▶ [Records shown]
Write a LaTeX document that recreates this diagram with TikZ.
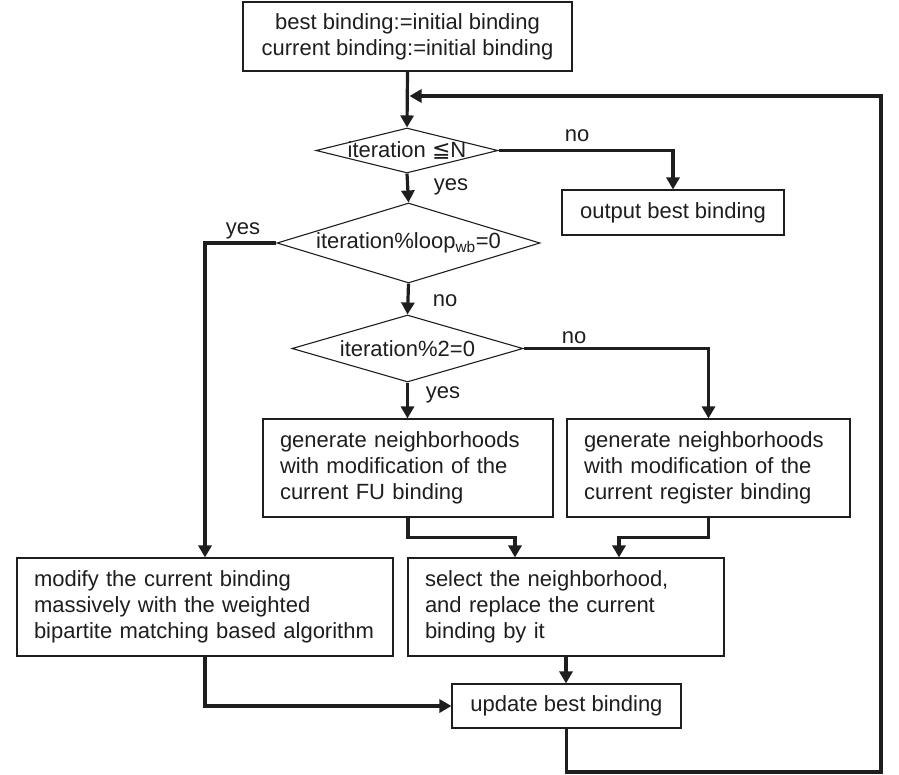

---

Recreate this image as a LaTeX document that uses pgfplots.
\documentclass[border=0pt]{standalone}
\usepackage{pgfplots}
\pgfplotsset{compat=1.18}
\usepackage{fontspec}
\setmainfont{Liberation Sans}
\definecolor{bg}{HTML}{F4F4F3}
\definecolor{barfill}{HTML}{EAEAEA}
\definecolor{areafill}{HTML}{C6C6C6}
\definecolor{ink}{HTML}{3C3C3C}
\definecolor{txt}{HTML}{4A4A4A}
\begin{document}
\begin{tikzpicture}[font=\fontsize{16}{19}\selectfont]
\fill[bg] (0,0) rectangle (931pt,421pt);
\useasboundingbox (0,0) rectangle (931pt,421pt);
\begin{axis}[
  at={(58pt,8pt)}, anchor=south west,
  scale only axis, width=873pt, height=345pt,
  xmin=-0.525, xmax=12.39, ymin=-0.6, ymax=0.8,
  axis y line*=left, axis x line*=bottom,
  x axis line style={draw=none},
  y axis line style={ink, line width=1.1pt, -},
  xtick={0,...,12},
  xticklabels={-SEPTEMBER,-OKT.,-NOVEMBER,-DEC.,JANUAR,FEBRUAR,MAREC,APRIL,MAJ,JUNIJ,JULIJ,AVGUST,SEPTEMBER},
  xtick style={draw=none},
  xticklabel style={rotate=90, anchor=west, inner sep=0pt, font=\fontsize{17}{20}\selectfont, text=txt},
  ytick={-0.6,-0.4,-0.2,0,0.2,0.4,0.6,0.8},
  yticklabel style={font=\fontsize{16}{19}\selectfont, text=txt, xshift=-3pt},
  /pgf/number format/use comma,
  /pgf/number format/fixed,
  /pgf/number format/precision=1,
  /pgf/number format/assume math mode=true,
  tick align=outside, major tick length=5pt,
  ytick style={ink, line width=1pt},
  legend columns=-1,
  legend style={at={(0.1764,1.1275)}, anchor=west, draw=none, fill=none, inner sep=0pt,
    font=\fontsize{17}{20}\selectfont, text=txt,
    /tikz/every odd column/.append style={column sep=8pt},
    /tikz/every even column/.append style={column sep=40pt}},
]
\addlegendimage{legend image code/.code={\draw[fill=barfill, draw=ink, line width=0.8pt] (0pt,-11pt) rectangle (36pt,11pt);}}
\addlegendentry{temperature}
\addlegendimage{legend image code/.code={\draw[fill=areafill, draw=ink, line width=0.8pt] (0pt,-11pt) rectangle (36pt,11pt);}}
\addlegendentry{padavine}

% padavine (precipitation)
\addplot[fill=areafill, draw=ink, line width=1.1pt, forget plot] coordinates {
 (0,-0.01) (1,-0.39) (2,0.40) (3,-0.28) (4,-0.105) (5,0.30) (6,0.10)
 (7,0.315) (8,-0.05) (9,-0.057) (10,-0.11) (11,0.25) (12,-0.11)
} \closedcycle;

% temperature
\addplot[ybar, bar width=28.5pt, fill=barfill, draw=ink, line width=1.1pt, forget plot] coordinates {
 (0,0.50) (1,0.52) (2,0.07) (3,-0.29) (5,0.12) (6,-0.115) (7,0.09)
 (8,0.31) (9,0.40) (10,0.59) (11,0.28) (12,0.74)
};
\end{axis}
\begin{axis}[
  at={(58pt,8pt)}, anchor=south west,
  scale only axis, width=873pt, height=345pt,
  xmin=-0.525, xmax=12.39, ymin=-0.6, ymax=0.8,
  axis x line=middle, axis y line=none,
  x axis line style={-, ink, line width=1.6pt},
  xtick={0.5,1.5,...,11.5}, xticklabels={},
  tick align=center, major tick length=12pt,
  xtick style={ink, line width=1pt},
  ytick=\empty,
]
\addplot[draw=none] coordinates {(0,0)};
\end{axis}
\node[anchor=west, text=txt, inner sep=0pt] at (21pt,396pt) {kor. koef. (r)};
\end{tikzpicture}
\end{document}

▶ [What the task requires]
Find the string "LaTeX" in the listing and return every line that holds it.

▶ [Expected answer]
Write a LaTeX document that recreates this diagram with TikZ.
Recreate this image as a LaTeX document that uses pgfplots.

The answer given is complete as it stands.